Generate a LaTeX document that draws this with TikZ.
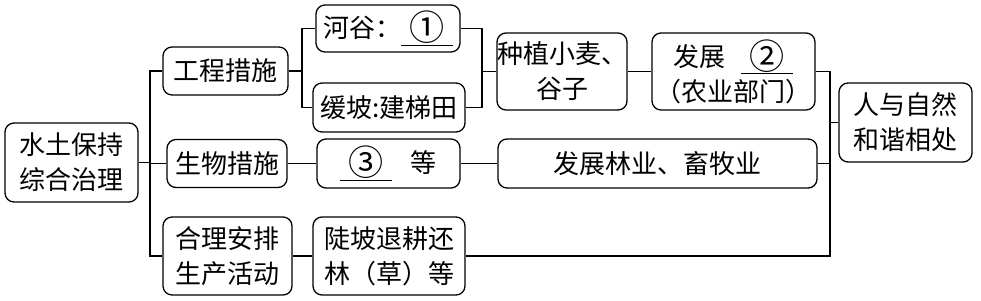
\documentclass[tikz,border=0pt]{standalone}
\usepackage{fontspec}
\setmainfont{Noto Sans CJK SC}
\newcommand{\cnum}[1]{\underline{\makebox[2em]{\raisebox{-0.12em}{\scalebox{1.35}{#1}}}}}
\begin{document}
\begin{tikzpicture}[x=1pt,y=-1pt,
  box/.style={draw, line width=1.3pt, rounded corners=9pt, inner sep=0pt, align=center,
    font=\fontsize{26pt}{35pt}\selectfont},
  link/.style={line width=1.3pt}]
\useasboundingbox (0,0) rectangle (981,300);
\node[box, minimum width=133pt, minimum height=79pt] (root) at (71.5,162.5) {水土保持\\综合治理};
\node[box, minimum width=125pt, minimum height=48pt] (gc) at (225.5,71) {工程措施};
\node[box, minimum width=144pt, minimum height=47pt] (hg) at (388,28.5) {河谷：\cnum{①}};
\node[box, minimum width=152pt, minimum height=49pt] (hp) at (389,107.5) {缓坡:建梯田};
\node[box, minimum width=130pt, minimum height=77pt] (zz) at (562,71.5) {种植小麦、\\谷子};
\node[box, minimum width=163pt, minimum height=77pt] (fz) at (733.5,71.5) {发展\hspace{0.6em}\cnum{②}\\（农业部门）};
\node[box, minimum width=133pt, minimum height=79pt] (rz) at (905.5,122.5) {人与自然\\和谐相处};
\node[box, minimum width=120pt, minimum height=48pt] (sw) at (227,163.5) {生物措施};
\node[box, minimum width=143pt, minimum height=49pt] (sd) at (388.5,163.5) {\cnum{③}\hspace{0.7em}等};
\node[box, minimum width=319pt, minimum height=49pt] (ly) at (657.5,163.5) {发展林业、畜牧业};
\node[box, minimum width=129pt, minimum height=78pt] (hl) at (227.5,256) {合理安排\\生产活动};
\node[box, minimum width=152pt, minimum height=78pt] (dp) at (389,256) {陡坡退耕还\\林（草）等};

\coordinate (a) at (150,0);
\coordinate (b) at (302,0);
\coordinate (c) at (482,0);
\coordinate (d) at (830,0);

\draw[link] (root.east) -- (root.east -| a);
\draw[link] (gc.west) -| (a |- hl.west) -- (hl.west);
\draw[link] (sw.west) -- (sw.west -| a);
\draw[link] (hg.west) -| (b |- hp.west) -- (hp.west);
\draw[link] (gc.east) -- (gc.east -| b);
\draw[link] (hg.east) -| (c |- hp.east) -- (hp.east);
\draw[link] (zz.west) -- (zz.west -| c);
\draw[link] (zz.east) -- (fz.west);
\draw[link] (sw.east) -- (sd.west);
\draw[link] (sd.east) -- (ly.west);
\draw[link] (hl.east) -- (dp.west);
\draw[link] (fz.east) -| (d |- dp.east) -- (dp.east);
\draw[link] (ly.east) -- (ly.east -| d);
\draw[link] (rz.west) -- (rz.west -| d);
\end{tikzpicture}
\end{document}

■ ■ ■ ■ ■

Aim: Pictures stay out. Print the data exactly, from its first line through the line containing "(d) at (830,0);".

The answer:
Generate a LaTeX document that draws this with TikZ.
\documentclass[tikz,border=0pt]{standalone}
\usepackage{fontspec}
\setmainfont{Noto Sans CJK SC}
\newcommand{\cnum}[1]{\underline{\makebox[2em]{\raisebox{-0.12em}{\scalebox{1.35}{#1}}}}}
\begin{document}
\begin{tikzpicture}[x=1pt,y=-1pt,
  box/.style={draw, line width=1.3pt, rounded corners=9pt, inner sep=0pt, align=center,
    font=\fontsize{26pt}{35pt}\selectfont},
  link/.style={line width=1.3pt}]
\useasboundingbox (0,0) rectangle (981,300);
\node[box, minimum width=133pt, minimum height=79pt] (root) at (71.5,162.5) {水土保持\\综合治理};
\node[box, minimum width=125pt, minimum height=48pt] (gc) at (225.5,71) {工程措施};
\node[box, minimum width=144pt, minimum height=47pt] (hg) at (388,28.5) {河谷：\cnum{①}};
\node[box, minimum width=152pt, minimum height=49pt] (hp) at (389,107.5) {缓坡:建梯田};
\node[box, minimum width=130pt, minimum height=77pt] (zz) at (562,71.5) {种植小麦、\\谷子};
\node[box, minimum width=163pt, minimum height=77pt] (fz) at (733.5,71.5) {发展\hspace{0.6em}\cnum{②}\\（农业部门）};
\node[box, minimum width=133pt, minimum height=79pt] (rz) at (905.5,122.5) {人与自然\\和谐相处};
\node[box, minimum width=120pt, minimum height=48pt] (sw) at (227,163.5) {生物措施};
\node[box, minimum width=143pt, minimum height=49pt] (sd) at (388.5,163.5) {\cnum{③}\hspace{0.7em}等};
\node[box, minimum width=319pt, minimum height=49pt] (ly) at (657.5,163.5) {发展林业、畜牧业};
\node[box, minimum width=129pt, minimum height=78pt] (hl) at (227.5,256) {合理安排\\生产活动};
\node[box, minimum width=152pt, minimum height=78pt] (dp) at (389,256) {陡坡退耕还\\林（草）等};

\coordinate (a) at (150,0);
\coordinate (b) at (302,0);
\coordinate (c) at (482,0);
\coordinate (d) at (830,0);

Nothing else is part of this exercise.